3D Textured Silverlight and Silverlight 3D Engine
July 15, 2007 — drawkSample Silverlight textured 3d in a pretty slick Vista Silverlight theme. It is a pretty impressive demo that is full screen app and a slight performance test with the 3d in it.
I would love for some kits like papervision3d, Sandy etc to be ported to Silverlight. There are some other early 3d works from bubblemark, a 3D engine recently released in early stages called Balder (source at codeplex), pageturns, and more but it is still pretty young.
Sample Textured Silverlight 3d Vista demo
3D Engine for Silverlight Alpha 1.1
But until Silverlight is available in the market it will hard to justify projects in it unless they are demos or technology show pieces. When it hits around 85% market availability and is finalized (it is currently 1.1 Alpha) it could be dangerous.


July 15, 2007 at 8:33 pm
“I would love for some kits like papervision3d, Sandy etc to be ported to Silverlight. “
Why? Do you have difficulties using those technologies today?
And what probability do you assess the chance that any such future plugin will be kept updated on 85% of the world’s machines?
jd/adobe
July 15, 2007 at 8:57 pm
Hey John,
No they are great today. AS3 is the only possible way for 3d in flash to be usable. Silverlight doesn’t stand a chance until it has the same and the type of market penetration that Flash has, which might be never.
I am just tracking these two technologies as a developer/architect and seeing what they can do. I welcome competition and it would be wise of Silverlight to adopt similar frameworks that allow for developers to easily develop on either platform. Much like Java did for C# with kits like NUnit, NDoc, NAnt, etc.
July 15, 2007 at 11:44 pm
“Silverlight doesn’t stand a chance until it has the same and the type of market penetration that Flash has”

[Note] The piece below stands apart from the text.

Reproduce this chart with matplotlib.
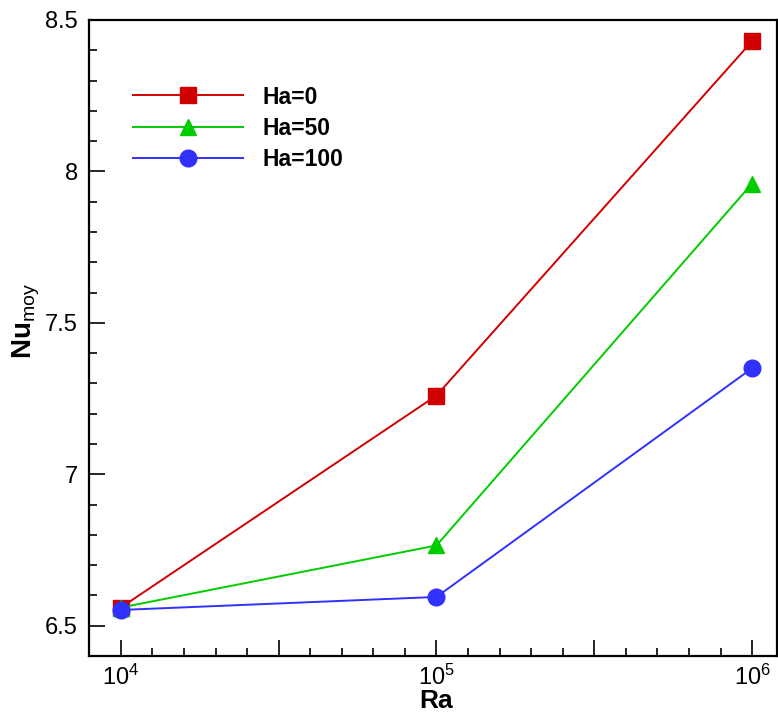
import numpy as np
import matplotlib
matplotlib.use('Agg')
import matplotlib.pyplot as plt
from matplotlib.ticker import FixedLocator, FixedFormatter

plt.rcParams['font.family'] = ['Liberation Sans', 'DejaVu Sans']
plt.rcParams['mathtext.fontset'] = 'custom'
plt.rcParams['mathtext.rm'] = 'Liberation Sans'
plt.rcParams['mathtext.it'] = 'Liberation Sans:italic'
plt.rcParams['mathtext.bf'] = 'Liberation Sans:bold'

# data
ra = [1e4, 1e5, 1e6]
nu_ha0 = [6.56, 7.26, 8.43]
nu_ha50 = [6.56, 6.765, 7.96]
nu_ha100 = [6.552, 6.595, 7.35]

fig = plt.figure(figsize=(7.78, 7.13), dpi=100)
# axes box: left spine x=89, right x=777, top y=20, bottom y=656 (pixels)
ax = fig.add_axes([89 / 778, 1 - 656 / 713, 688 / 778, 636 / 713])

ax.plot(ra, nu_ha0, color='#d00000', lw=1.4, marker='s', ms=11, label='Ha=0')
ax.plot(ra, nu_ha50, color='#00cc00', lw=1.4, marker='^', ms=12, label='Ha=50')
ax.plot(ra, nu_ha100, color='#3030ff', lw=1.4, marker='o', ms=12, label='Ha=100')

ax.set_xscale('log')
ax.set_xlim(10 ** 3.899, 10 ** 6.079)
ax.set_ylim(6.4, 8.5)

# Tecplot-style ticks: evenly spaced in log10
major_x = 10 ** np.array([4, 4.5, 5, 5.5, 6])
minor_x = 10 ** np.arange(3.9, 6.05, 0.1)
ax.xaxis.set_major_locator(FixedLocator(major_x))
ax.xaxis.set_major_formatter(FixedFormatter([r'$10^{4}$', '', r'$10^{5}$', '', r'$10^{6}$']))
ax.xaxis.set_minor_locator(FixedLocator(minor_x))
ax.xaxis.set_minor_formatter(FixedFormatter([''] * len(minor_x)))

ax.set_yticks([6.5, 7, 7.5, 8, 8.5])
ax.set_yticklabels(['6.5', '7', '7.5', '8', '8.5'])
ax.set_yticks(np.arange(6.4, 8.51, 0.1), minor=True)

ax.tick_params(which='both', direction='in', top=False, right=False, width=1.2)
ax.tick_params(which='major', length=11.5, labelsize=17)
ax.tick_params(which='minor', length=6)
ax.tick_params(axis='x', pad=6)
ax.tick_params(axis='y', pad=8)
for s in ax.spines.values():
    s.set_linewidth(1.6)

ax.set_xlabel('Ra', fontsize=19, fontweight='bold', va='bottom')
ax.xaxis.set_label_coords(0.504, -0.089)
ax.set_ylabel(r'$\mathbf{Nu}_{\mathrm{moy}}$', fontsize=20)
ax.yaxis.set_label_coords(-0.068, 0.527)

leg = ax.legend(loc='upper left', bbox_to_anchor=(0.064, 0.897), frameon=False,
                prop={'size': 16.5, 'weight': 'bold'}, handlelength=4.8,
                handletextpad=0.87, labelspacing=0.35, borderpad=0, borderaxespad=0)

fig.savefig('out.png', dpi=100)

I’d like to throw up that it’s not so much as the market penetration as far as raw percentage, but the reach - the platforms it runs on that will be the big thing.
the last thing we need is the browser wars-like versioning all over again.

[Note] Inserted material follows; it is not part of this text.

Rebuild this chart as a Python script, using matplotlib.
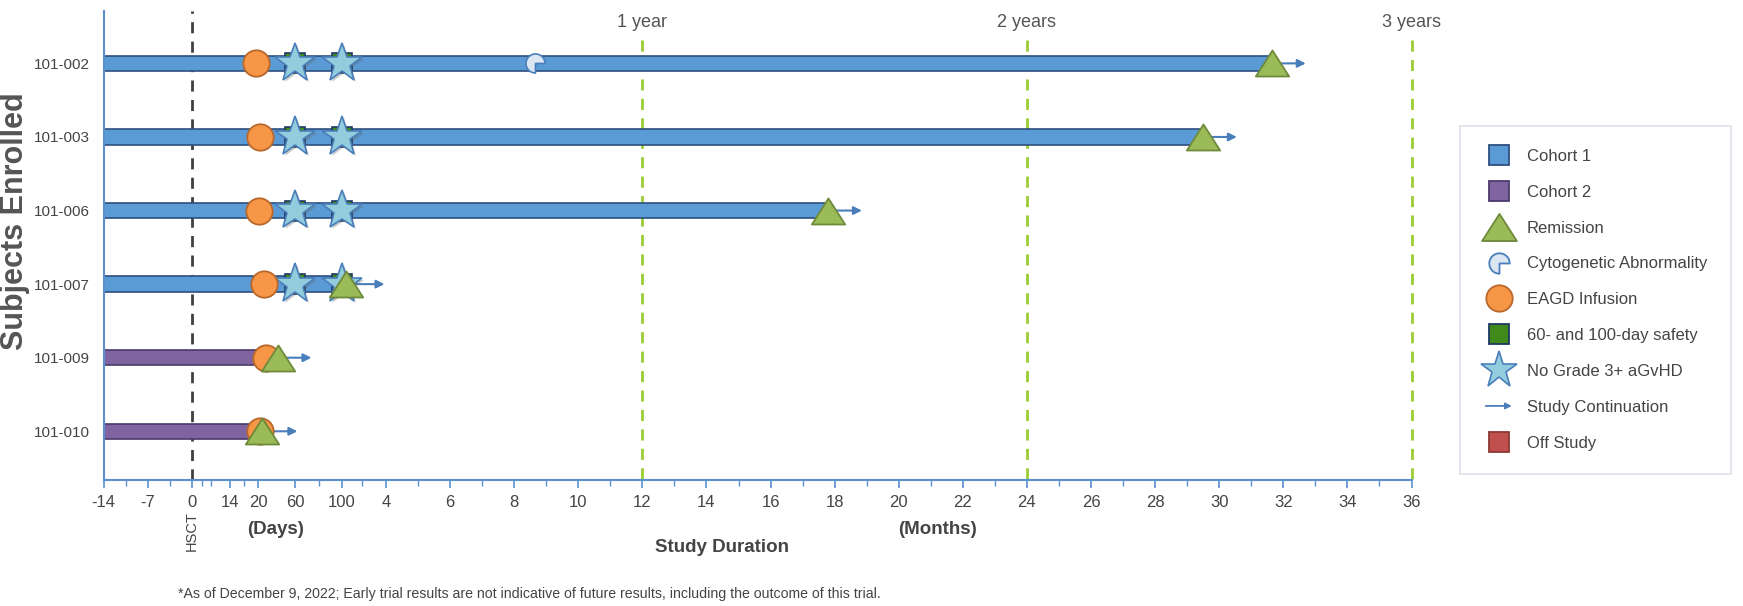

and while a certain Microsoft employee I know may bleat on about Apple being a rounding error in Microsoft’s eyes, the holy grail is (for me) cross-platform usability…
… and that goes for AIR too.
July 15, 2007 at 11:58 pm
I agree browser wars aren’t fun much but they also, if there are few enough, put competition and features. I think having two vector toolkits for RIA and games is not bad but yes it will fragment. Will all mobile devices support one or the other, will flash be hindered in future versions of windows or not included in IE revisions. Lots of questions but competition isn’t bad.
July 16, 2007 at 5:00 pm
[...] 3D Textured Silverlight and Silverlight 3D Engine Sample Silverlight textured 3d in a pretty slick Vista Silverlight theme. It is a pretty impressive demo that is full […] [...]
July 24, 2007 at 9:10 am
[...] I found this Slovenian promotional website for Windows Vista, which is a full screen browser application done using Silverlight, from this post here. [...]
May 14, 2008 at 9:28 am
Silverlight will come with all new PCs, all new versions of IE, and IE patches. IE only has 90% penetration, so I can see where you might be concerned with getting the Silverlight plug-in out to the masses.

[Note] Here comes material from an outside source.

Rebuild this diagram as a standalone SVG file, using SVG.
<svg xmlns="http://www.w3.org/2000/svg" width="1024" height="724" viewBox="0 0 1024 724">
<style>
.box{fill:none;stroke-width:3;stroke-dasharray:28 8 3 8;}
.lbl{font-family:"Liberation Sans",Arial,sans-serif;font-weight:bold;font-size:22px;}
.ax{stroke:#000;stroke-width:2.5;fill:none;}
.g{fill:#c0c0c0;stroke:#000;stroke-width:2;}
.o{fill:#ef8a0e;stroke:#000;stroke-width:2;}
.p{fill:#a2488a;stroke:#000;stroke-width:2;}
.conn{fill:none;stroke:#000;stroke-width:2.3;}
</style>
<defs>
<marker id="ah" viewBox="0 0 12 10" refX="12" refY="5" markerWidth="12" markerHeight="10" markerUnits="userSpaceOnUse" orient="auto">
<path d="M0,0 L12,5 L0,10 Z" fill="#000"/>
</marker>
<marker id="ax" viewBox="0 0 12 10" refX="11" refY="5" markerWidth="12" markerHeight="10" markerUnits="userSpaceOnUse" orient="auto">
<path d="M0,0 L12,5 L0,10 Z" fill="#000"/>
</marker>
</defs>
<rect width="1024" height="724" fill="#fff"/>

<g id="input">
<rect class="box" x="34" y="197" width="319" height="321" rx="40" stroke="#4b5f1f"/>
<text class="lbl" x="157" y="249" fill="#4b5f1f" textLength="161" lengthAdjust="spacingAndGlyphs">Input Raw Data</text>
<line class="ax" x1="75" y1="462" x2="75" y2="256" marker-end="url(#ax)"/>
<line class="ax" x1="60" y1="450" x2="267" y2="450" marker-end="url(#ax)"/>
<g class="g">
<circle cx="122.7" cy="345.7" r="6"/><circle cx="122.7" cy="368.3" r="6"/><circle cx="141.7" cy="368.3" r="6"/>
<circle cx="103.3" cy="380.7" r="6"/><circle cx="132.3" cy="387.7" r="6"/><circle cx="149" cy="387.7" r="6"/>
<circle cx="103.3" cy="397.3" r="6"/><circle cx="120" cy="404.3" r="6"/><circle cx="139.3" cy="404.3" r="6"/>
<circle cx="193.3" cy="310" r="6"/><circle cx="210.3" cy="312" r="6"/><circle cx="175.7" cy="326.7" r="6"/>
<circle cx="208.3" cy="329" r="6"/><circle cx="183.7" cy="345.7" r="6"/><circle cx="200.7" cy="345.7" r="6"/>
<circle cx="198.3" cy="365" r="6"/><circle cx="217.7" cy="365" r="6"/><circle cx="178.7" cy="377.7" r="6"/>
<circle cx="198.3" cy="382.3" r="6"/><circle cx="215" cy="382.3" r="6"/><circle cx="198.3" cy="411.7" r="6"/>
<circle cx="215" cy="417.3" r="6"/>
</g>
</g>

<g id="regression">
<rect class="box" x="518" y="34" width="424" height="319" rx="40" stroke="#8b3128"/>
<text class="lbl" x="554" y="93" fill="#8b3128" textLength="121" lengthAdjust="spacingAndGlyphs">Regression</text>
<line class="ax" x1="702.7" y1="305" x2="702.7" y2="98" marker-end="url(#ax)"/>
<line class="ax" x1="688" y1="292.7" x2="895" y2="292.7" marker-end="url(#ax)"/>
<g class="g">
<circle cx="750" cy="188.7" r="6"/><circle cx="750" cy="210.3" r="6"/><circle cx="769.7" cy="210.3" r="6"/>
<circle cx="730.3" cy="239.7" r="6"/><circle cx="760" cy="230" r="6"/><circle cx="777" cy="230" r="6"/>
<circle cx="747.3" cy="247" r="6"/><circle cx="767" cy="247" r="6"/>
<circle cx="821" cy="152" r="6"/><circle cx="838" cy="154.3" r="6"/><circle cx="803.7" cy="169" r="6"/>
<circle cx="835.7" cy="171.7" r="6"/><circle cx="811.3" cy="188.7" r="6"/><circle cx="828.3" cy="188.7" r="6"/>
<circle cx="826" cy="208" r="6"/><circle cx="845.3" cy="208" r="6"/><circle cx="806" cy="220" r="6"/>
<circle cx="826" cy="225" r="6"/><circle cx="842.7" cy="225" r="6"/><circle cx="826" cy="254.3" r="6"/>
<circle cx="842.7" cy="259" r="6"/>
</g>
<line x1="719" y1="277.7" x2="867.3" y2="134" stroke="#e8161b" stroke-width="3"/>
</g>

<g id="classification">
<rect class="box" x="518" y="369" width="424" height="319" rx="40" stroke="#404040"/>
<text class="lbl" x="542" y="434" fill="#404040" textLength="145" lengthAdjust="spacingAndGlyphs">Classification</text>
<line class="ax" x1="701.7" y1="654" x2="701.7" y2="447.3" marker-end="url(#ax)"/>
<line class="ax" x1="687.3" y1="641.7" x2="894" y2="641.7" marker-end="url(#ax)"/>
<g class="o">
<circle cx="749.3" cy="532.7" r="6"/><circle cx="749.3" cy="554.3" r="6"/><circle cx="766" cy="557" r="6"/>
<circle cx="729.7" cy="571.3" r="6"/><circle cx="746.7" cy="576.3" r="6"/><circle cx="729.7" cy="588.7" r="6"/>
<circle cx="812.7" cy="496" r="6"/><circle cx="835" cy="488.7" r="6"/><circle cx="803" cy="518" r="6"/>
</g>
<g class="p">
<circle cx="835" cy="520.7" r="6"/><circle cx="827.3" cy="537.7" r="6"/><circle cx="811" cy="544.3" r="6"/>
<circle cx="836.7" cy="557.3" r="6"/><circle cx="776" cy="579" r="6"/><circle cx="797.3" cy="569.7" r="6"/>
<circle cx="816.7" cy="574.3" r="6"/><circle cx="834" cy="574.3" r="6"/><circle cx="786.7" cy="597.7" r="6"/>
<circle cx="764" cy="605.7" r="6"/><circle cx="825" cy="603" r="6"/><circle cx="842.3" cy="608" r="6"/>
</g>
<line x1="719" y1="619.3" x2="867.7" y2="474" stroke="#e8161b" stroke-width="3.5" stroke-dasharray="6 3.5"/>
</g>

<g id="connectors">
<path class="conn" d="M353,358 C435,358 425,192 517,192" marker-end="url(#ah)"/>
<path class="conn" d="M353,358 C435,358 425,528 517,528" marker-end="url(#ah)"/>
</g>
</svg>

There won’t be a browser war, really. I see ASP.Net developers adopting Silverlight over Flash because they already know how to program Silverlight if they do .Net. Microsoft doesn’t do things better, they make things easier for developers (and hopefully end users, but debatable).
Flash will be included with IE, I’m sure. But, if you’re a development house that is starting new additions and work in .Net, I don’t see why you’d choose Flash over Silverlight after the 2.0 release.
This brings me back to the days when .Net first came out (1.0-yuk) and everyone laughed because it was esentially “a broken version of java for MS developers”. That lasted maybe 2 years before .Net became a dominent force. I see this over-taking Flash in the next year or so unless Flash changes to do their coding in Java instead of action script (and a paradigm shift in how Flash is developed to be more OO-friendly).
In the end, the client doesn’t care what their app is developed in. They just want it quick and pretty.